Output layer is required as a last layer in the network. It calculates training loss and training/testing accuracy.

These loss functions are supported:

  • Logistic regression - This loss function should be used for binary classification. When it is used it is expected to have before this layer one Standard layer with linear activation function and one neuron, in order to produce single activation on which to calculate logistic regression loss and accuracy.
  • Cross entropy - This loss function should be used for classification when there are more than 2 classes. When it is used it is expected to have before this layer one SoftMax layer, and before it one Standard layer with linear activation function and number of neurons equal to number of classes.

Parameters:

  • lossFunction Loss function to use.
  • numGuesses Number of guesses K network is allowed to make when calculating top-K accuracy.
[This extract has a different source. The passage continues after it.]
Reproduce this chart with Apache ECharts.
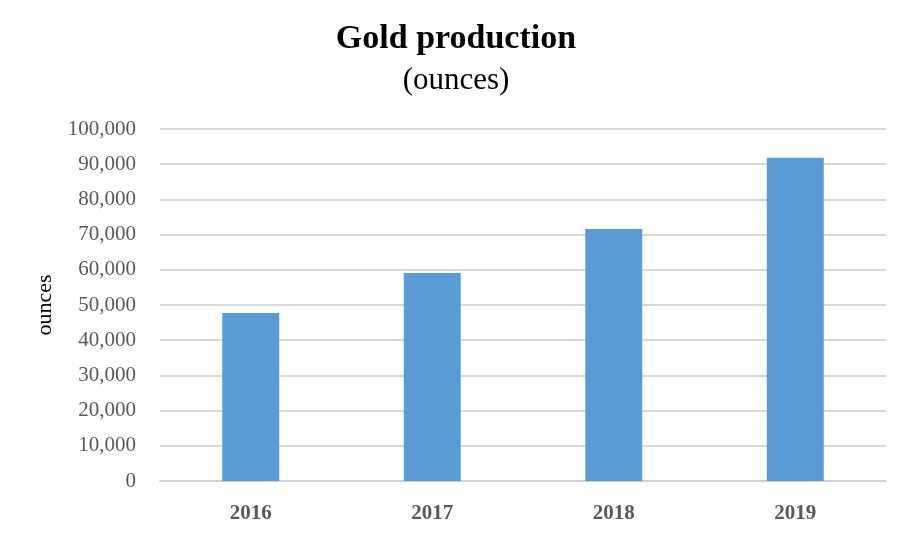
<!DOCTYPE html>
<html><head><meta charset="utf-8">
<script src="https://cdn.jsdelivr.net/npm/echarts@6/dist/echarts.min.js"></script>
<style>html,body{margin:0;padding:0;background:#fff}#c{width:912px;height:537px}</style>
</head><body><div id="c"></div>
<script>
const categories = ['2016', '2017', '2018', '2019'];
const production = [47700, 59100, 71600, 91800];
const yTicks = [0, 10000, 20000, 30000, 40000, 50000, 60000, 70000, 80000, 90000, 100000];

const serif = '"Liberation Serif", "DejaVu Serif", serif';
const chart = echarts.init(document.getElementById('c'));
chart.setOption({
  animation: false,
  backgroundColor: '#fff',
  title: [{
    text: 'Gold production',
    left: 'center',
    top: 17,
    textStyle: {fontFamily: serif, fontSize: 34, fontWeight: 'bold', color: '#000'}
  }, {
    text: '(ounces)',
    left: 'center',
    top: 60,
    textStyle: {fontFamily: serif, fontSize: 31, fontWeight: 'normal', color: '#000'}
  }],
  grid: {left: 160, right: 26, top: 129, bottom: 56},
  xAxis: {
    type: 'category',
    data: categories,
    axisTick: {show: false},
    axisLine: {lineStyle: {color: '#d0d0d0', width: 2}},
    axisLabel: {fontFamily: serif, fontSize: 21, fontWeight: 'bold', color: '#595959', margin: 22}
  },
  yAxis: {
    type: 'value',
    min: yTicks[0],
    max: yTicks[yTicks.length - 1],
    interval: yTicks[1] - yTicks[0],
    name: 'ounces',
    nameLocation: 'middle',
    nameRotate: 90,
    nameGap: 104,
    nameTextStyle: {fontFamily: serif, fontSize: 22, color: '#000'},
    axisLine: {show: false},
    axisTick: {show: false},
    splitLine: {lineStyle: {color: '#d9d9d9', width: 2}},
    axisLabel: {
      fontFamily: serif, fontSize: 21, color: '#595959', margin: 24,
      formatter: v => v.toLocaleString('en-US')
    }
  },
  series: [{
    type: 'bar',
    data: production,
    barWidth: 57,
    itemStyle: {color: '#5b9bd5'}
  }]
});
</script></body></html>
Weights initialization options

These weights/biases initialization options and their parameters are supported by all layers with weights such as Convolutional and Standard layers:

  • Constant initialization - Initializes all weights/biases to constant value specified by parameters weightsInitialValue and biasesInitialValue.
  • Normal (Gaussian) initialization - Initializes all weights/biases to values taken from Normal (Gaussian) distribution with mean and standard deviation specified by parameters weightsMean, weightsStdDev, biasesMean and biasesStdDev.
  • Uniform initialization - Initializes all weights/biases to values taken from Uniform distribution in range specified by parameters weightsRangeStart, weightsRangeEnd, biasesRangeStart and biasesRangeEnd.
  • Xavier initialization - Initializes all weights to values taken from Normal (Gaussian) distribution with mean 0 and standard deviation calculated as sqrt(6.0 / (NumberOfActivationsInThisLayer + NumberOfActivationsInPreviousLayer)).
  • He initialization - Initializes all weights to values taken from Normal (Gaussian) distribution with mean 0 and standard deviation calculated as sqrt((ActivationType == ReLU ? 2.0 : 1.0) / NumberOfActivationsInPreviousLayer).

Weights update parameters

These parameters are supported by all layers with weights such as Convolutional and Standard layers and they control the weights/biases update after each backpropagation pass:

  • weightsMomentum Momentum to apply to weights updates.
  • weightsDecay Decay to apply to weights updates.
  • weightsStartingLR Weights updates starting learning rate.
  • weightsLRStep Fraction of epochs after which to multiply weights learning rate with weightsLRFactor.
  • weightsLRFactor Factor with which to multiply weights learning rate after specified fraction of epochs.
  • biasesMomentum Momentum to apply to biases updates.
  • biasesDecay Decay to apply to biases updates.
  • biasesStartingLR Biases updates starting learning rate.
  • biasesLRStep Fraction of epochs after which to multiply biases learning rate with weightsLRFactor.
  • biasesLRFactor Factor with which to multiply biases learning rate after specified fraction of epochs.

Activation functions

These activation functions and their parameters are supported by all layers with weights such as Convolutional and Standard layers:

  • Linear - Applies linear activation, i.e. just passes through the preactivation values.
  • Sigmoid - Applies sigmoid activation.
  • Tanh - Applies tanh (hyperbolic tangent) activation.
  • ReLU - Applies ReLU activation.
  • ELU - Applies ELU activation. activationAlpha parameter gets multiplied with preactivation in case preactivation is smaller than 0.
  • LeakyReLU - Applies LeakyReLU activation. activationAlpha parameter gets multiplied with exp(Preactivation) - 1, in case preactivation is smaller than 0.